Rozmowa o programach PIS lub Gowina które w mniej lub bardziej nieudolny sposób próbują łatać rozłażący się w szwach kraj jest nieporozumieniem. Jeszcze większym nieporozumieniem graniczącym z niedorzecznością jest rozmowa na ten temat z PO, która swój program z widocznym, tragicznym skutkiem wprowadza od 7 lat.
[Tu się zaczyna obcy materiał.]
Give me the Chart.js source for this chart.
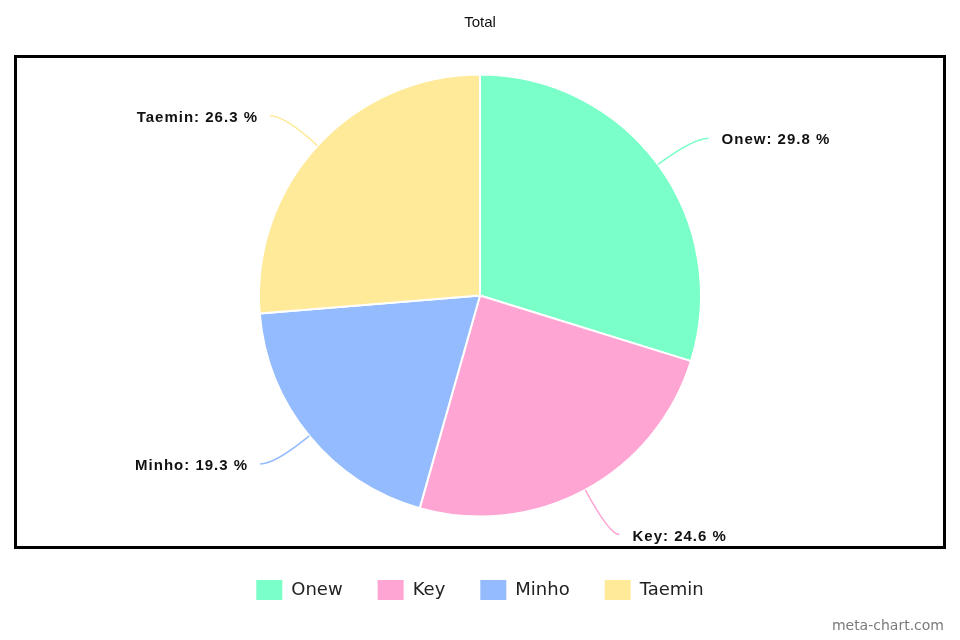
<!DOCTYPE html>
<html lang="en">
<head>
  <meta charset="UTF-8">
  <title>Total</title>
  <script src="https://cdn.jsdelivr.net/npm/chart.js"></script>
  <style>
    body {
      margin: 0;
      background: #ffffff;
    }

    .wrap {
      position: relative;
      width: 960px;
      height: 640px;
    }

    .credit {
      position: absolute;
      right: 16px;
      top: 617px;
      font-family: "DejaVu Sans", sans-serif;
      font-size: 14px;
      color: #7a7a7a;
    }
  </style>
</head>
<body>
  <div class="wrap">
    <canvas id="pieChart" width="960" height="640"></canvas>
    <div class="credit">meta-chart.com</div>
  </div>

  <script>
    const members = ['Onew', 'Key', 'Minho', 'Taemin'];
    const shares = [29.8, 24.6, 19.3, 26.3];
    const sliceColors = ['#79ffc7', '#ffa5d3', '#93bbfd', '#feea98'];

    // frame around the plot + outside labels with curved leader lines
    const framePlugin = {
      id: 'frame',
      afterDraw(chart) {
        const ctx = chart.ctx;
        ctx.save();
        ctx.strokeStyle = '#000';
        ctx.lineWidth = 3;
        ctx.strokeRect(15.5, 56.5, 929, 491);

        const arcs = chart.getDatasetMeta(0).data;
        ctx.font = 'bold 15px "Liberation Sans", Arial, sans-serif';
        ctx.letterSpacing = '1px';
        ctx.fillStyle = '#111';
        ctx.textBaseline = 'middle';
        arcs.forEach((arc, i) => {
          const mid = (arc.startAngle + arc.endAngle) / 2;
          const r = arc.outerRadius;
          const sx = arc.x + Math.cos(mid) * r;
          const sy = arc.y + Math.sin(mid) * r;
          const k = Math.sin(mid) > 0.8 ? 1.23 : 1.2;
          const cx = arc.x + Math.cos(mid) * r * k;
          const cy = arc.y + Math.sin(mid) * r * k;
          const right = Math.cos(mid) >= 0;
          const ex = cx + (right ? (k > 1.2 ? 10 : 15) : -15);

          ctx.strokeStyle = sliceColors[i];
          ctx.lineWidth = 1.5;
          ctx.beginPath();
          ctx.moveTo(sx, sy);
          ctx.quadraticCurveTo(cx, cy, ex, cy);
          ctx.stroke();

          ctx.textAlign = right ? 'left' : 'right';
          ctx.fillText(members[i] + ': ' + shares[i] + ' %', ex + (right ? 13 : -12), cy + 2);
        });
        ctx.restore();
      }
    };

    const ctx = document.getElementById('pieChart').getContext('2d');

    new Chart(ctx, {
      type: 'pie',
      data: {
        labels: members,
        datasets: [{
          data: shares,
          backgroundColor: sliceColors,
          borderColor: '#ffffff',
          borderWidth: 2,
          radius: 221
        }]
      },
      options: {
        responsive: false,
        animation: false,
        layout: { padding: { bottom: 30 } },
        plugins: {
          title: {
            display: true,
            text: 'Total',
            color: '#111',
            font: { family: '"Liberation Sans", Arial, sans-serif', size: 15, weight: 'normal' },
            padding: { top: 14, bottom: 14 }
          },
          legend: {
            position: 'bottom',
            labels: {
              boxWidth: 26,
              boxHeight: 20,
              padding: 35,
              color: '#222',
              font: { family: '"DejaVu Sans", sans-serif', size: 18 },
              generateLabels(chart) {
                return Chart.overrides.pie.plugins.legend.labels.generateLabels(chart)
                  .map(item => Object.assign(item, { lineWidth: 0 }));
              }
            }
          },
          tooltip: { enabled: false }
        }
      },
      plugins: [framePlugin]
    });
  </script>
</body>
</html>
Znajdujemy się w takim miejscu że na kosmetyczne zabiegi nas już nie stać. Musimy jasno określić fundamenty na jakich mamy budować naszą Ojczyznę. Nakreślić ramy kosztów funkcjonowania państwa, stworzyć proste i jasne prawo /karne, cywilne, gospodarcze/, przejrzysty i prosty system podatkowy, emerytalny obejmujący wszystkich Polaków bez wyjątku, prawdziwie niezależne sądy i sprawną prokuraturę, tanią administrację i przede wszystkim niskie podatki, oraz ograniczając korupcję maksymalnie wyprowadzić państwo z gospodarki.
Te założenia powinny być przyjęte w referendum i dopiero na tej bazie możemy tworzyć mniej lub bardziej prorynkowe programy gospodarcze gdzie każdy urzędnik ma odpowiadać za swoje decyzje, wszyscy mają równe prawa i obowiązki oraz każdemu wolno robić to co nie jest zabronione.
Inaczej jest to dosypywanie mułu do zupełnie już mętnej wody. Jeżeli politycy sami do tego nie dojdą to naród w pewnym momencie ich zmusi, ale kara będzie wtedy straszna.